Nükleer cephaneliklerini kullanma tehdidi ile savaşı başlatan kendi olmasına rağmen Putin, Batı’nın Rusya’yı bölmeye çalıştığı yönündeki şikayetleri ile tüm dünyayı şaşkına uğratırken, Dışişleri Bakanı Sergey Lavrov başka bir alemde gibiydi. Nitekim Lavrov, Moskova ve Batı arasında Ukrayna’daki gelişmeler yüzünden eşi görülmemiş bir şekilde iplerin gerilmesi ışığında üçüncü dünya savaşı çıkma olasılığının gerçek bir tehdit olduğuna dair uyarıda bulunarak, Putin’in olayların başında nükleer güçlerini teyakkuza geçirirken kullandığı tehdit tonunu ödünç aldı. Zelenskiy dört hafta önce Moskova'nın Ukrayna'nın Kuzey Atlantik Antlaşması Örgütü’ne (NATO) katılmaması yönündeki talebine karşılık vereceğini duyurmasına rağmen Lavrov, ülkesinin Ukrayna ile müzakerelere devam edeceğini ‘ancak iyi niyetlerinin sınırları olduğunu ve bunlar karşılıklı değilse, bunun uzlaşmaya yardımcı olmayacağını’ söyleyerek Zelenskiy'i müzakerede bulunuyormuş gibi yapmakla suçladı!
Rusya, Ukrayna'nın batısındaki ‘özel’ savaşını kaybetti ve Putin'in dediği gibi Doğu'daki ‘oldukça mühim’ olan savaşında telafi niteliğinde bir zafer arayışı içinde. Rusya kendisi için önemli olan Donbas bölgesini kontrol etmek istiyor. Çünkü Kremlin’in bu bölgeyi kontrol etmesi, Rus kuvvetlerinin bu bölgeler ile 2014'te ilhak ettiği Kırım arasında kolayca hareket etmesine izin verecek.

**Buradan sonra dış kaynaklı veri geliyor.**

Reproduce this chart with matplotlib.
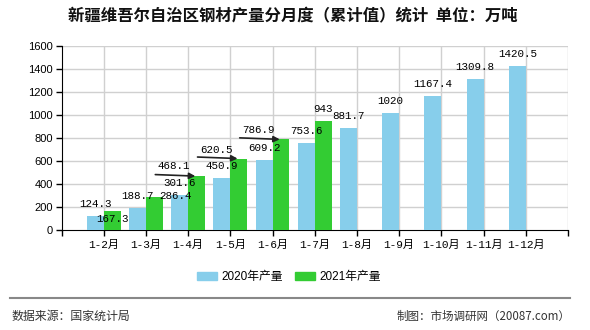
import matplotlib
matplotlib.use("Agg")
import matplotlib.pyplot as plt
from matplotlib.lines import Line2D
from matplotlib.patches import Patch
import numpy as np

categories = ["1-2月", "1-3月", "1-4月", "1-5月", "1-6月", "1-7月",
              "1-8月", "1-9月", "1-10月", "1-11月", "1-12月"]
values_2020 = [124.3, 188.7, 301.6, 450.9, 609.2, 753.6, 881.7, 1020, 1167.4, 1309.8, 1420.5]
values_2021 = [167.3, 286.4, 468.1, 620.5, 786.9, 943]
label_2020 = "2020年产量"
label_2021 = "2021年产量"
yticks = [0, 200, 400, 600, 800, 1000, 1200, 1400, 1600]
title = "新疆维吾尔自治区钢材产量分月度（累计值）统计  单位：万吨"
source_left = "数据来源：国家统计局"
source_right = "制图：市场调研网（20087.com）"

C20 = "#87CEEB"
C21 = "#33CC33"
CJK = ["Noto Sans CJK SC", "DejaVu Sans"]
MONO = ["Liberation Mono", "Noto Sans CJK SC"]
SANS = ["Liberation Sans", "Noto Sans CJK SC"]

fig = plt.figure(figsize=(5.9, 3.3), dpi=100)
W, H = 590, 330
L, R, T, B = 61.5, 568, 45.7, 230
ax = fig.add_axes([L / W, 1 - B / H, (R - L) / W, (B - T) / H])

x = np.arange(len(categories))
bw = 0.4
ax.bar(x - bw / 2, values_2020, width=bw, color=C20, zorder=3)
x21 = x[:len(values_2021)]
ax.bar(x21 + bw / 2, values_2021, width=bw, color=C21, zorder=3)

ax.set_xlim(-1, len(categories))
ax.set_ylim(0, 1600)
ax.set_yticks(yticks)
ax.set_yticklabels([str(v) for v in yticks], family=SANS, fontsize=8)
ax.set_xticks(list(x) + [-1, len(categories)])
ax.set_xticklabels(categories + ["", ""], family=MONO, fontsize=8)
ax.tick_params(axis="both", length=4, width=1, color="black", direction="out")
ax.tick_params(axis="x", pad=3)
ax.tick_params(axis="y", pad=2)

for v in yticks[1:]:
    ax.axhline(v, color="#d0d0d0", lw=1, zorder=1)
for xi in x:
    ax.axvline(xi, color="#d0d0d0", lw=1, zorder=1)

for s in ["top", "right"]:
    ax.spines[s].set_visible(False)
ax.axvline(len(categories), color="#d0d0d0", lw=1, zorder=1)
ax.spines["left"].set_color("black")
ax.spines["bottom"].set_color("black")

fs = 7.8
# 2020 labels
for xi, v in zip(x, values_2020):
    ax.annotate(f"{v:g}", xy=(xi - bw / 2, v), xytext=(0, 12), textcoords="offset pixels",
                ha="center", va="center", family=MONO, fontsize=fs, zorder=5)

# 2021 labels with custom offsets (pixels)
offsets_2021 = [(0, -8), (21, 1), (-23, 10), (-22.5, 9), (-22.5, 9), (0, 12)]
arrows_2021 = [False, False, True, True, True, False]
for xi, v, off, arr in zip(x21, values_2021, offsets_2021, arrows_2021):
    ax.annotate(f"{v:g}", xy=(xi + bw / 2, v), xytext=off, textcoords="offset pixels",
                ha="center", va="center", family=MONO, fontsize=fs, zorder=5)
    if arr:
        ax.annotate("", xy=(xi + bw / 2 - 0.03, v), xytext=(-40, 1.5), textcoords="offset pixels",
                    arrowprops=dict(arrowstyle="-|>", color="#222222", lw=1.2,
                                    mutation_scale=9, shrinkA=0, shrinkB=0),
                    zorder=6)

fig.text(68 / W, 1 - 16 / H, title, family=CJK, fontsize=11.8, fontweight="bold",
         ha="left", va="center", color="#111111")

handles = [Patch(color=C20, label=label_2020), Patch(color=C21, label=label_2021)]
fig.legend(handles=handles, loc="center", bbox_to_anchor=(289 / W, 1 - 277 / H),
           ncol=2, frameon=False, prop={"family": SANS, "size": 8.5},
           handlelength=1.7, handleheight=0.7, columnspacing=1.0, handletextpad=0.4)

fig.add_artist(Line2D([10 / W, 570 / W], [1 - 298 / H, 1 - 298 / H], color="#888888",
                      lw=1.5, transform=fig.transFigure))
fig.text(12 / W, 1 - 316 / H, source_left, family=CJK, fontsize=8.6, ha="left",
         va="center", color="#333333")
fig.text(570 / W, 1 - 316 / H, source_right, family=CJK, fontsize=8.3, ha="right",
         va="center", color="#333333")

fig.savefig("out.png", dpi=100)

Tabi ki Putin’in Ukrayna'dan mağlup bir şekilde çıkması düşünülemez. Lavrov, Ukrayna savaşının öyle ya da böyle bir anlaşma imzalanmasıyla sona ereceğini söylediğinde, akıllara 1939'da yaşananlar geliyor. O yıllarda Josef Stalin, birkaç gün içinde ele geçireceğini düşünerek Finlandiya'ya saldırmış ancak Finlandiya’nın göstermiş olduğu direniş sonucu Rus ordusu başarısız olmuştu. 100 günlük savaşın ardından Finlandiya, topraklarının bir kısmını kaybetse de bağımsız bir ülke olarak kalmıştı.
Peki, Ukrayna savaşının da sonu böyle mi olacak?